I was amazed before the door even opened.
Then the door opened.
And they were women.
Not just women. Women who walked in lit up.
They told me there had been more than twenty who wanted to come down. The ten who made it carried a sincere, wide-open curiosity I do not always see right away in a room like that.
One of them said right away, “I love this book.”
Another walked straight up to me, guard half raised, and asked, “This isn’t religious, is it? Because I already have a religion.”
I told her no, and that I would explain exactly what it was once everyone was settled. I liked her honesty. The rest looked at me with real interest. Not suspicion or boredom, and not the careful distance a prison room can hold at the beginning. They were simply there.
And honestly, it was almost too much.
I caught myself grinning so wide that I asked if we could take a minute and just get quiet together before we began.
So we did.
Ten women. A circle of chairs. Some books. And a shared pause inside a prison.
That pause mattered. It let us begin not as a class, but as people.
From the moment I started talking, I felt carried by the room: by the awake eyes, the nodding heads, and a kind of safety I had not built by myself. We were meeting each other there.
That is one of the quiet surprises of this work. You walk in thinking you are the one bringing something, and the room gives something back. The people who come in are not empty. They are not projects. They bring hunger, questions, humor, pain, and courage. And when people bring themselves honestly, a room can change quickly.
About halfway in, the woman who had asked if it was religious raised her hand. I nodded to her.
She said, “Will you come to Smiley Road?”
I laughed. “Where’s Smiley Road?”
She told me it was in Las Vegas. She was being transferred there soon.
Then she said, “I want you and this book there.”
It touched me. Not because I knew what it meant, and not because I had a plan, but because I could feel how sincere it was. She was not asking for a program. She was asking for the same kind of space to exist where she was headed. A place where people could ask real questions. A place where no one would be talked down to. A place where honesty could be safe.

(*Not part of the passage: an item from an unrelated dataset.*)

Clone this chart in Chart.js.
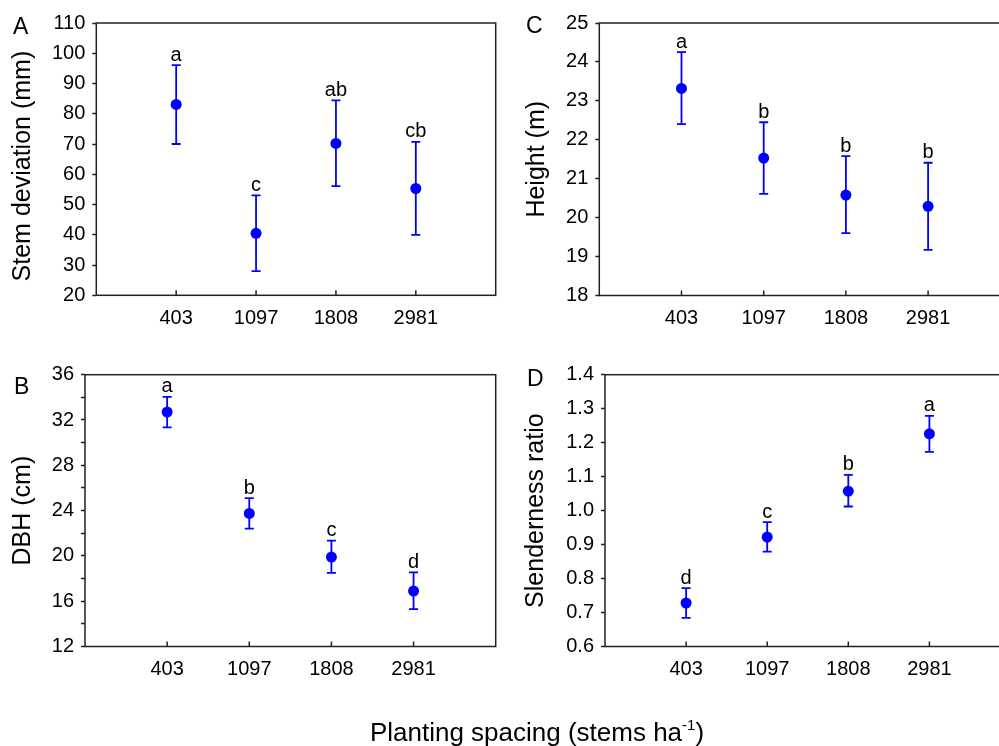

When the time was up, no one wanted to leave.
Including me.
There are moments in this work when the time itself seems reluctant to end. Not because anything dramatic happened, but because something real was shared and people could feel the difference.
The gratitude I carried out was nothing I had earned or expected.
I kept thinking about the yes I had given that morning. I still do not know what will come of that first question from the other state, or whether that connection will open into anything more. But it prepared something in me. It asked me to listen for the next opening without deciding too quickly what it could or could not become.
And then, a few hours later, I was standing in a room I had never been in before, watching the chairs I had set out become too few.
Most of us spend a lot of energy trying to see the whole path before we take one step. We want to know where it leads, what it will cost, whether we are ready, whether we will be enough. But some doors do not open that way. Sometimes we are only given the next room, the next call, the next honest conversation.
I do not pretend to know what any of it is for. I do not know if it means Las Vegas, more women’s facilities, the woman in another state, or simply one afternoon that asked me to see differently.
What I felt was simpler than that.
An invitation to stay available.
Not a forced yes. Not an ambitious one. A quiet one. The kind that only says, I am here.
There is a prayer I return to often. Stripped down, it asks to be truly helpful, to not worry so much about what to say or do, to be content to be wherever I am needed, and to be helped myself in the very act of trying to be helpful.
That is the part I keep returning to.
I walked in thinking I was bringing something to those women. I walked out knowing they had given something to me.
Maybe we call it helping because we do not have a better word for being changed together.
I am not sure what opened yesterday. I am not sure where it leads.
I only know I want to stay available long enough to find out.